Filosofie van het offeren

De Heilige Koran vermeldt dat het vlees noch het bloed God bereikt, maar het Godvrezende motief dat daaraan ten grondslag ligt (22:38). Allah zegt dus in de Heilige Koran dat het slachten van het vlees en het bloed van profeet Jezus, de zoon van Maria (vrede zij met hem) God niet zullen bereiken. Met andere woorden: het offer is een symbolische uitdrukking waarbij een moslim zijn bereidheid verklaart om ook zijn eigen leven voor de zaak van God in dienst te stellen. Een van de gebeden die gereciteerd worden door de persoon die het offer brengt is dan ook, “Zeg: mijn gebed en mijn offer, en mijn leven en mijn dood zijn gewijd aan Allah, de Heer der Werelden”. (6:163). Het offerfeest moedigt zo de moslims aan om de voorbeelden van profeet Abraham en Ismaël te volgen en bereid te zijn alles te doen wat God van hen verlangt.

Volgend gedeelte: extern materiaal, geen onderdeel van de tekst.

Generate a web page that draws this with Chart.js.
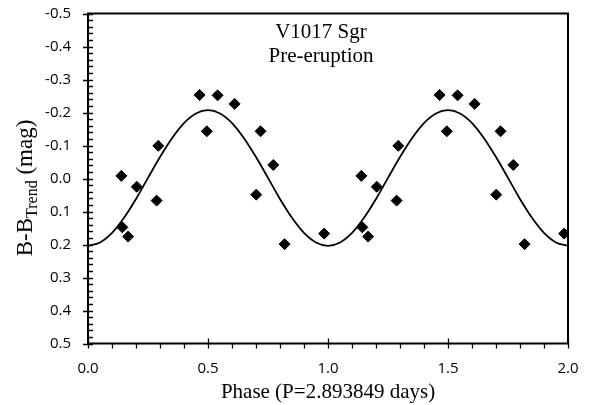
<!DOCTYPE html>
<html>
<head>
<meta charset="utf-8">
<script src="https://cdn.jsdelivr.net/npm/chart.js@4/dist/chart.umd.min.js"></script>
<style>
  html, body { margin: 0; padding: 0; background: #fff; }
  #chart { display: block; }
</style>
</head>
<body>
<canvas id="chart" width="594" height="405"></canvas>
<script>
// ---------------------------------------------------------------
// Dados
// ---------------------------------------------------------------

// observações, primeiro ciclo
const phaseCycle1 = [0.139, 0.143, 0.167, 0.203, 0.286, 0.293, 0.465, 0.495,
                     0.540, 0.611, 0.701, 0.719, 0.772, 0.819, 0.984];
const magCycle1   = [-0.008, 0.148, 0.176, 0.025, 0.067, -0.099, -0.253, -0.143,
                     -0.252, -0.226, 0.049, -0.143, -0.041, 0.199, 0.167];

// observações, segundo ciclo (repetidas)
const phaseCycle2 = [1.139, 1.143, 1.167, 1.203, 1.286, 1.293, 1.465, 1.495,
                     1.540, 1.611, 1.701, 1.719, 1.772, 1.819, 1.984];
const magCycle2   = [-0.008, 0.148, 0.176, 0.025, 0.067, -0.099, -0.253, -0.143,
                     -0.252, -0.226, 0.049, -0.143, -0.041, 0.199, 0.167];

// curva ajustada
const fitPhase = [0.00, 0.05, 0.10, 0.15, 0.20, 0.25, 0.30, 0.35, 0.40, 0.45,
                  0.50, 0.55, 0.60, 0.65, 0.70, 0.75, 0.80, 0.85, 0.90, 0.95,
                  1.00, 1.05, 1.10, 1.15, 1.20, 1.25, 1.30, 1.35, 1.40, 1.45,
                  1.50, 1.55, 1.60, 1.65, 1.70, 1.75, 1.80, 1.85, 1.90, 1.95, 2.00];
const fitMag   = [0.204, 0.194, 0.165, 0.119, 0.062, -0.002, -0.065, -0.122, -0.168, -0.197,
                  -0.207, -0.197, -0.168, -0.122, -0.065, -0.002, 0.062, 0.119, 0.165, 0.194,
                  0.204, 0.194, 0.165, 0.119, 0.062, -0.002, -0.065, -0.122, -0.168, -0.197,
                  -0.207, -0.197, -0.168, -0.122, -0.065, -0.002, 0.062, 0.119, 0.165, 0.194, 0.204];

// rótulos dos eixos (valor -> texto)
const xTickValues = [0, 0.5, 1, 1.5, 2];
const xTickLabels = ["0.0", "0.5", "1.0", "1.5", "2.0"];
const yTickValues = [-0.5, -0.4, -0.3, -0.2, -0.1, 0, 0.1, 0.2, 0.3, 0.4, 0.5];
const yTickLabels = ["-0.5", "-0.4", "-0.3", "-0.2", "-0.1", "0.0",
                     "0.1", "0.2", "0.3", "0.4", "0.5"];

const SERIF = "'Liberation Serif', 'Times New Roman', serif";
const SANS = "'Open Sans', 'Liberation Sans', sans-serif";

const toXY = (xs, ys) => xs.map((x, i) => ({ x: x, y: ys[i] }));

// procura o rótulo do valor mais próximo
function labelFor(values, labels, v) {
    let best = 0;
    values.forEach((t, i) => { if (Math.abs(t - v) < Math.abs(values[best] - v)) best = i; });
    return labels[best];
}

// ---------------------------------------------------------------
// Moldura, marcas dos eixos, título do eixo y e anotação
// ---------------------------------------------------------------
const framePlugin = {
    id: "frame",
    afterDraw(chart) {
        const { ctx, chartArea: a, scales: { x, y } } = chart;
        ctx.save();
        ctx.strokeStyle = "#000";

        // marcas do eixo y: maiores cruzando, menores para dentro
        ctx.lineWidth = 1.3;
        ctx.beginPath();
        for (let v = y.min; v <= y.max + 1e-9; v += 0.02) {
            const py = Math.round(y.getPixelForValue(v)) + 0.5;
            const major = Math.abs(v * 10 - Math.round(v * 10)) < 1e-6;
            ctx.moveTo(major ? a.left - 5 : a.left, py);
            ctx.lineTo(a.left + 5, py);
        }
        // marcas do eixo x: maiores cruzando, menores para fora
        for (let v = x.min; v <= x.max + 1e-9; v += 0.1) {
            const px = Math.round(x.getPixelForValue(v)) + 0.5;
            const major = Math.abs(v * 2 - Math.round(v * 2)) < 1e-6;
            ctx.moveTo(px, major ? a.bottom - 5 : a.bottom);
            ctx.lineTo(px, a.bottom + 5);
        }
        ctx.stroke();

        // moldura
        ctx.lineWidth = 2;
        ctx.strokeRect(a.left, a.top, a.right - a.left, a.bottom - a.top);

        // anotação
        ctx.fillStyle = "#000";
        ctx.textAlign = "center";
        ctx.textBaseline = "alphabetic";
        ctx.font = "21px " + SERIF;
        ctx.fillText("V1017 Sgr", 321, 38);
        ctx.fillText("Pre-eruption", 321, 62);

        // título do eixo y com subscrito
        ctx.translate(32, 188);
        ctx.rotate(-Math.PI / 2);
        const main = "23px " + SERIF, sub = "16px " + SERIF;
        const parts = [["B-B", main, 0], ["Trend", sub, 5], [" (mag)", main, 0]];
        let total = 0;
        for (const [t, f] of parts) { ctx.font = f; total += ctx.measureText(t).width; }
        let cx = -total / 2;
        ctx.textAlign = "left";
        for (const [t, f, dy] of parts) {
            ctx.font = f;
            ctx.fillText(t, cx, dy);
            cx += ctx.measureText(t).width;
        }
        ctx.restore();
    }
};

// ---------------------------------------------------------------
// Gráfico
// ---------------------------------------------------------------
new Chart(document.getElementById("chart"), {
    type: "scatter",
    data: {
        datasets: [
            {
                type: "line",
                label: "Ajuste",
                data: toXY(fitPhase, fitMag),
                borderColor: "#000",
                borderWidth: 1.8,
                pointRadius: 0,
                cubicInterpolationMode: "monotone",
                fill: false,
                order: 2
            },
            {
                label: "Ciclo 1",
                data: toXY(phaseCycle1, magCycle1),
                pointStyle: "rectRot",
                pointRadius: 5.5,
                backgroundColor: "#000",
                borderColor: "#000",
                borderWidth: 1,
                order: 1
            },
            {
                label: "Ciclo 2",
                data: toXY(phaseCycle2, magCycle2),
                pointStyle: "rectRot",
                pointRadius: 5.5,
                backgroundColor: "#000",
                borderColor: "#000",
                borderWidth: 1,
                order: 1
            }
        ]
    },
    options: {
        responsive: false,
        animation: false,
        layout: { padding: { left: 0, right: 26, top: 13.5, bottom: 0 } },
        plugins: { legend: { display: false }, tooltip: { enabled: false } },
        scales: {
            x: {
                type: "linear",
                min: 0, max: 2,
                grid: { display: false, drawTicks: false },
                border: { display: false },
                ticks: {
                    stepSize: 0.5,
                    padding: 16,
                    color: "#000",
                    font: { family: SANS, size: 15 },
                    callback: (v) => labelFor(xTickValues, xTickLabels, v)
                },
                title: {
                    display: true,
                    text: "Phase (P=2.893849 days)",
                    color: "#000",
                    font: { family: SERIF, size: 21 },
                    padding: { top: 0, bottom: 0 }
                },
                afterFit: (s) => { s.height = 61.5; s.paddingLeft = 0; s.paddingRight = 0; }
            },
            y: {
                type: "linear",
                reverse: true,
                min: -0.5, max: 0.5,
                grid: { display: false, drawTicks: false },
                border: { display: false },
                ticks: {
                    stepSize: 0.1,
                    padding: 17,
                    color: "#000",
                    font: { family: SANS, size: 15 },
                    callback: (v) => labelFor(yTickValues, yTickLabels, v)
                },
                afterFit: (s) => { s.width = 88; s.paddingTop = 0; s.paddingBottom = 0; }
            }
        }
    },
    plugins: [framePlugin]
});
</script>
</body>
</html>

Moslims die het zich kunnen veroorloven, slachten op het offerfeest een dier om de deugden van profeet Abraham en zijn familie te herdenken. Een derde deel van het vlees wordt verdeeld onder de armen en zieken en een derde deel onder vrienden en kennissen, als een feitelijk offer voor liefdadigheid. Het laatste derde deel mag hij zelf houden.